I recently went online to buy one of my favorite television series “La Femme Nikita“, Season 5 (circa 2001). With it not being streamable on Netflix, I looked to Amazon and iTunes. Unfortunately due to “regional issues”, I was literally unable to buy a copy to download and watch.
Imagine my shock, sitting in front of my laptop with my credit card in hand. Amazon, Future Shop and eBay were quite happy to take my money, but in exchange for a physical version on DVD to be shipped. Is it me or is this business model just asking for people to illegally download content?
I, like all Canadians, love to be entertained. The average Canuck adult watches 30 hours of television a week, according to BBM Canada. We have a growing fondness for Netflix specifically. Since 2012, over 15 per cent of us subscribed to Netflix, doubling down from 2011, according to CBC/Radio-Canada’s Media Technology Monitor.
Yet with the ridiculous amount of TV available streaming online in Canada in general, it begs the question of how people are managing to watch their favorites? There’s obvious confusion around the who, what and when of online TV, with The Office streaming on Global TV, The Big Bang Theory streaming on CTV, and Dragon’s Den on CBC. It can get a little hard to keep track of it all.
As one of the $7.99 USD per month Netflix subscribers, I’m all too well aware of the skeleton version of the site I’m seeing compared to my US friends. Since April 2013, Netflix Canada had 3,113 movies and television shows compared to Netflix USA’s 11,182. Netflix has openly touted that “Canada will get comparable quality service to the U.S,” like in this Huffington Post article. Unfortunately we’re already rounding out quarter two of 2013 and those promises were for 2012.

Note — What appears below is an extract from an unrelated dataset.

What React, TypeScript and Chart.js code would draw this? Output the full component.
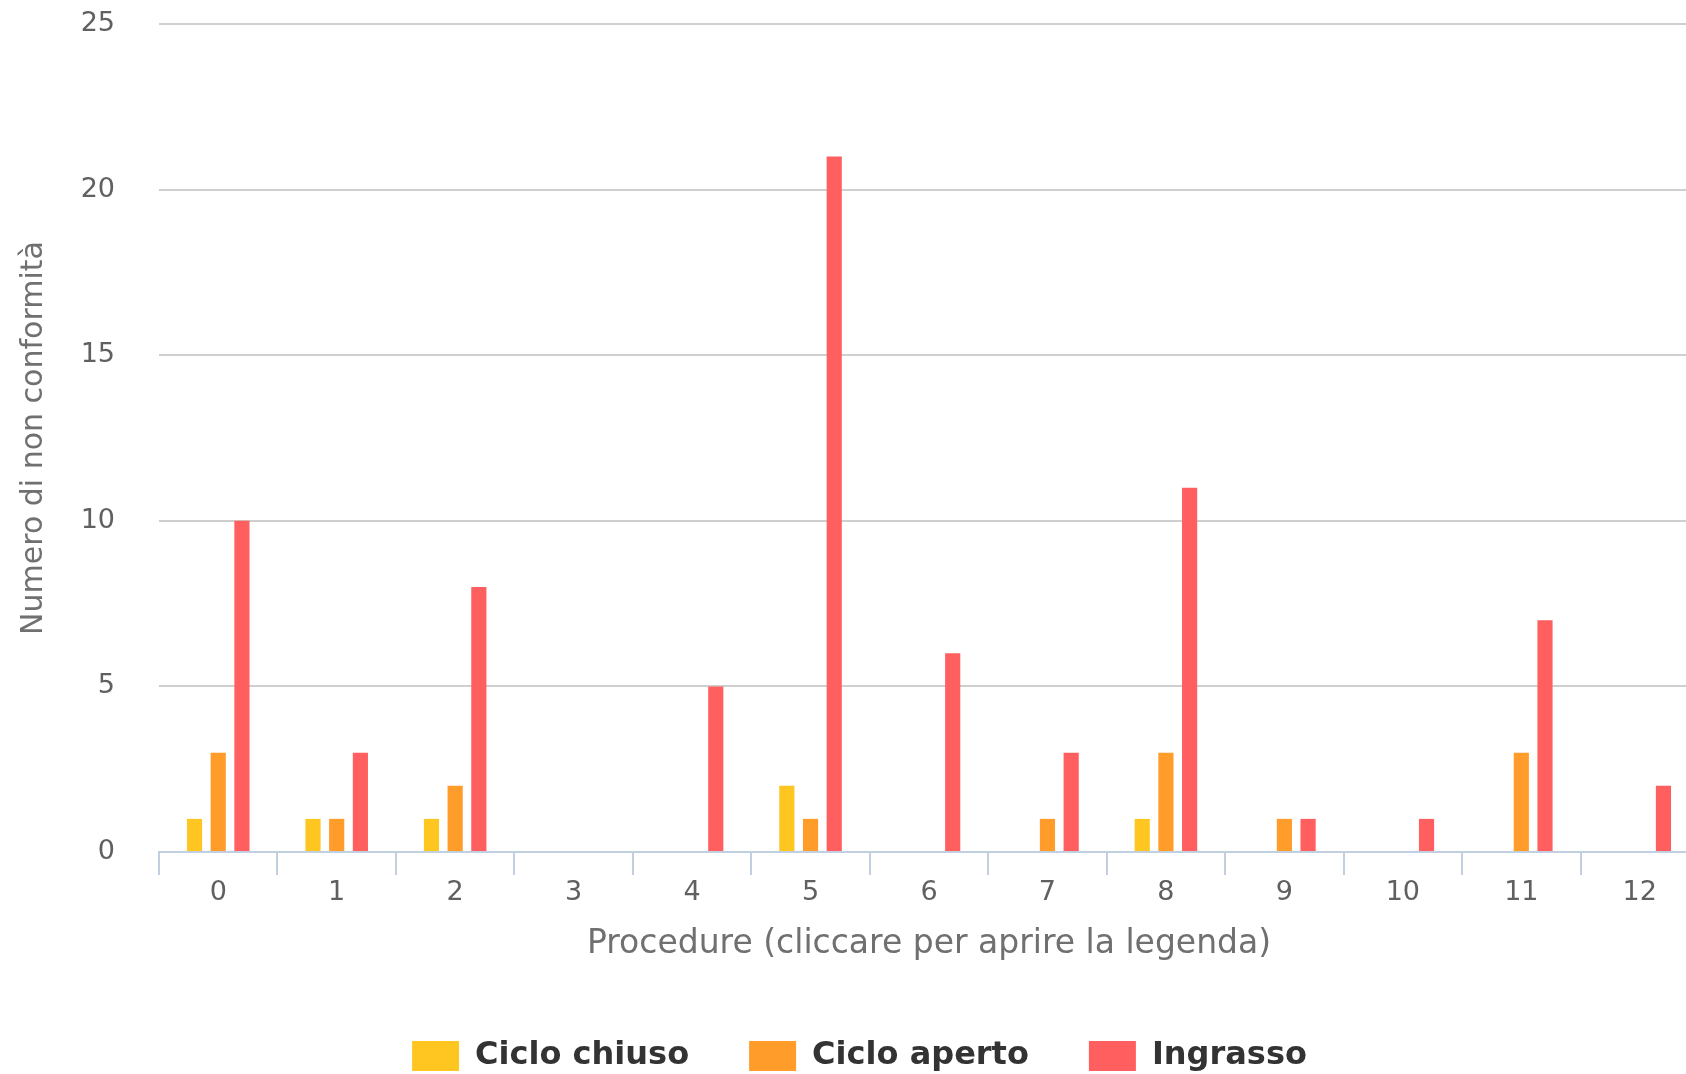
import React, { useEffect, useRef } from "react";
import { Chart, registerables } from "chart.js";

Chart.register(...registerables);

const categories = ["0", "1", "2", "3", "4", "5", "6", "7", "8", "9", "10", "11", "12"];
const cicloChiuso = [1, 1, 1, 0, 0, 2, 0, 0, 1, 0, 0, 0, 0];
const cicloAperto = [3, 1, 2, 0, 0, 1, 0, 1, 3, 1, 0, 3, 0];
const ingrasso = [10, 3, 8, 0, 5, 21, 6, 3, 11, 1, 1, 7, 2];
const seriesNames = ["Ciclo chiuso", "Ciclo aperto", "Ingrasso"];
const yTitle = "Numero di non conformità";
const xTitle = "Procedure (cliccare per aprire la legenda)";

const FONT = "'DejaVu Sans', Verdana, Arial, sans-serif";
const CW = 1738;
const CH = 1082;

export default function App() {
  const ref = useRef<HTMLCanvasElement | null>(null);

  useEffect(() => {
    if (!ref.current) return;
    const chart = new Chart(ref.current, {
      type: "bar",
      data: {
        labels: categories,
        datasets: [
          { label: seriesNames[0], data: cicloChiuso, backgroundColor: "#FFC520" },
          { label: seriesNames[1], data: cicloAperto, backgroundColor: "#FF9C2A" },
          { label: seriesNames[2], data: ingrasso, backgroundColor: "#FF5F5F" },
        ],
      },
      options: {
        responsive: false,
        animation: false,
        devicePixelRatio: 1,
        layout: { padding: { top: 24, right: 39, left: 20, bottom: 0 } },
        datasets: {
          bar: { categoryPercentage: 0.6, barPercentage: 0.64 },
        },
        plugins: {
          tooltip: { enabled: false },
          legend: {
            position: "bottom",
            labels: {
              boxWidth: 47,
              boxHeight: 30,
              padding: 60,
              color: "#333333",
              font: { family: FONT, size: 32, weight: "bold" },
            },
          },
        },
        scales: {
          x: {
            offset: true,
            afterFit: (s: any) => {
              s.height = 128;
            },
            border: { display: true, color: "#C0D0E0", width: 2 },
            grid: {
              display: true,
              offset: true,
              drawOnChartArea: false,
              drawTicks: true,
              tickLength: 23,
              color: "#C0D0E0",
              lineWidth: 2,
            },
            ticks: {
              color: "#606060",
              padding: 2,
              font: { family: FONT, size: 27 },
              maxRotation: 0,
            },
            title: {
              display: true,
              text: xTitle,
              color: "#707070",
              font: { family: FONT, size: 33 },
              padding: { top: 0, bottom: 16 },
            },
          },
          y: {
            min: 0,
            max: 25,
            afterFit: (s: any) => {
              s.width = 139;
            },
            border: { display: false },
            grid: {
              color: "#CFCFCF",
              lineWidth: 2,
              drawTicks: true,
              tickLength: 42,
              tickColor: "rgba(0,0,0,0)",
            },
            ticks: {
              stepSize: 5,
              color: "#606060",
              padding: 2,
              font: { family: FONT, size: 27 },
            },
            title: {
              display: true,
              text: yTitle,
              color: "#707070",
              font: { family: FONT, size: 30 },
              padding: { top: -4, bottom: 0 },
            },
          },
        },
      },
    });
    return () => chart.destroy();
  }, []);

  return (
    <div
      style={{
        position: "fixed",
        left: 0,
        top: 0,
        width: 1686,
        height: 1074,
        overflow: "hidden",
        background: "#ffffff",
      }}
    >
      <canvas ref={ref} width={CW} height={CH} style={{ width: CW, height: CH, display: "block" }} />
    </div>
  );
}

Sure, there are plenty of options and means to watch programs; from cable, satellite to online streaming television networks. But, is all the effort of managing content on the consumers part really necessary? The business model of providing media in one place and making people pay for it works, undeniably. Back in the day of video rental stores, that was the only show in town.
But the Internet has changed how we consume media. Yet there continues to be a gaping hole where the Blockbusters used to be. And with it comes a new war between licencing rights and regions.

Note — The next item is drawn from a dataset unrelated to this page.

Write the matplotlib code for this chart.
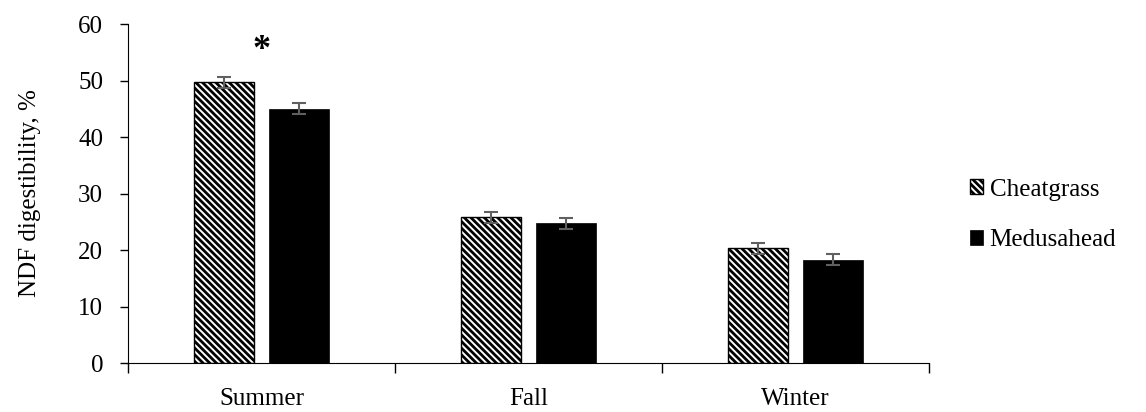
import numpy as np
import matplotlib
matplotlib.use('Agg')
import matplotlib.pyplot as plt

seasons = ['Summer', 'Fall', 'Winter']
cheatgrass = [49.7, 25.8, 20.3]
cheatgrass_err = [1.0, 1.0, 1.0]
medusahead = [45.0, 24.7, 18.3]
medusahead_err = [1.0, 1.0, 1.0]
star_labels = ['*', '', '']

plt.rcParams['font.family'] = ['Liberation Serif', 'DejaVu Serif']
plt.rcParams['hatch.linewidth'] = 2.0

fig = plt.figure(figsize=(11.46, 4.12), dpi=100)
ax = fig.add_axes([0.1117, 0.1189, 0.699, 0.8228])

x = np.arange(len(seasons))
w = 0.225
off = 0.14
ekw = dict(ecolor='#606060', elinewidth=1.5, capthick=1.5)
ax.bar(x - off, cheatgrass, w, yerr=cheatgrass_err, capsize=5, error_kw=ekw,
       facecolor='white', edgecolor='black', linewidth=1.0, hatch='\\' * 5,
       label='Cheatgrass')
ax.bar(x + off, medusahead, w, yerr=medusahead_err, capsize=5, error_kw=ekw,
       color='black', edgecolor='black', linewidth=0.5, label='Medusahead')

for i, s in enumerate(star_labels):
    if s:
        ax.text(x[i], max(cheatgrass[i], medusahead[i]) + 5.7, s, ha='center',
                va='center', fontsize=26, fontweight='bold')

ax.set_xlim(-0.5, len(seasons) - 0.5)
ax.set_ylim(0, 60)
ax.set_yticks(np.arange(0, 61, 10))
ax.set_xticks(np.arange(-0.5, len(seasons), 1.0))
ax.set_xticklabels([])
ax.set_xticks(x, minor=True)
ax.set_xticklabels(seasons, minor=True)
ax.tick_params(axis='x', which='major', direction='out', length=7, width=1)
ax.tick_params(axis='x', which='minor', length=0, pad=18, labelsize=18)
ax.tick_params(axis='y', direction='out', length=6, width=1, labelsize=18, pad=12)

ax.spines['top'].set_visible(False)
ax.spines['right'].set_visible(False)
ax.set_ylabel('NDF digestibility, %', fontsize=18)
ax.yaxis.set_label_coords(-0.108, 0.5)

ax.legend(loc='center left', bbox_to_anchor=(0.846, 0.478), bbox_transform=fig.transFigure,
          frameon=False, fontsize=18, handlelength=0.55, handleheight=0.55,
          handletextpad=0.25, labelspacing=1.15, borderpad=0, borderaxespad=0)

fig.savefig('out.png', dpi=100)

When content is created in one region, it belongs to the companies within that region. Unfortunately for Canadians, most content is not made in Canada and certainly not created by Canadian companies. Canada’s own television and media regulatory body admits the landscape in new media is changing quickly, with Netflix posting a significant impact, as shown in this 2011 CRTC report.
As a business, media licensing is not cheap. Netflix USA literally shells out millions for the rights to television shows and movies. One measly episode of Hemlock Grove costs around $4 million to hold exclusive rights, according to figures by CAA TV. NBC Sports recently penned a deal to acquire the domestic rights to England’s Barclay Premier League, costing over $250 million for three seasons, according to Bleacherreport.com. That’s some serious cash, but it’s something companies will continue to do because there’s an audience for it.
Netflix Canada may eventually play catch up to appease Canadian audiences. But what’s to say someone else can’t beat them to it?
Certainly Bell Media and Rogers Communications are the front runners for coming up with an idea that could work in Canada. Of anyone, they have the capital, not to mention the technology like Rogers On Demand Online. Bell’s service is already delivered via their website, although it doesn’t compare to the Netflix user experience. But they also face an equally as big conundrum about end-user pricing. I have a inkling that it’s difficult to convince your shareholders to jump ship on a tiered pricing stricture for a monthly user fee that’s already below your cheapest offering (Rogers Digital TV‘s $40 per month versus Netflix‘s $7.86).
So what does that leave us with? An unanswered demand and opportunity for Canadians.
Sure, traditional licencing deals aren’t a small feat for any company, let alone a small to medium Canadian company to fathom, however, who wants to be traditional anyways? Maybe it’s time we change the landscape of licencing and online media in Canada.
If anyone can master healthy ‘co-opetition’, it’s Canada. What say you local startups?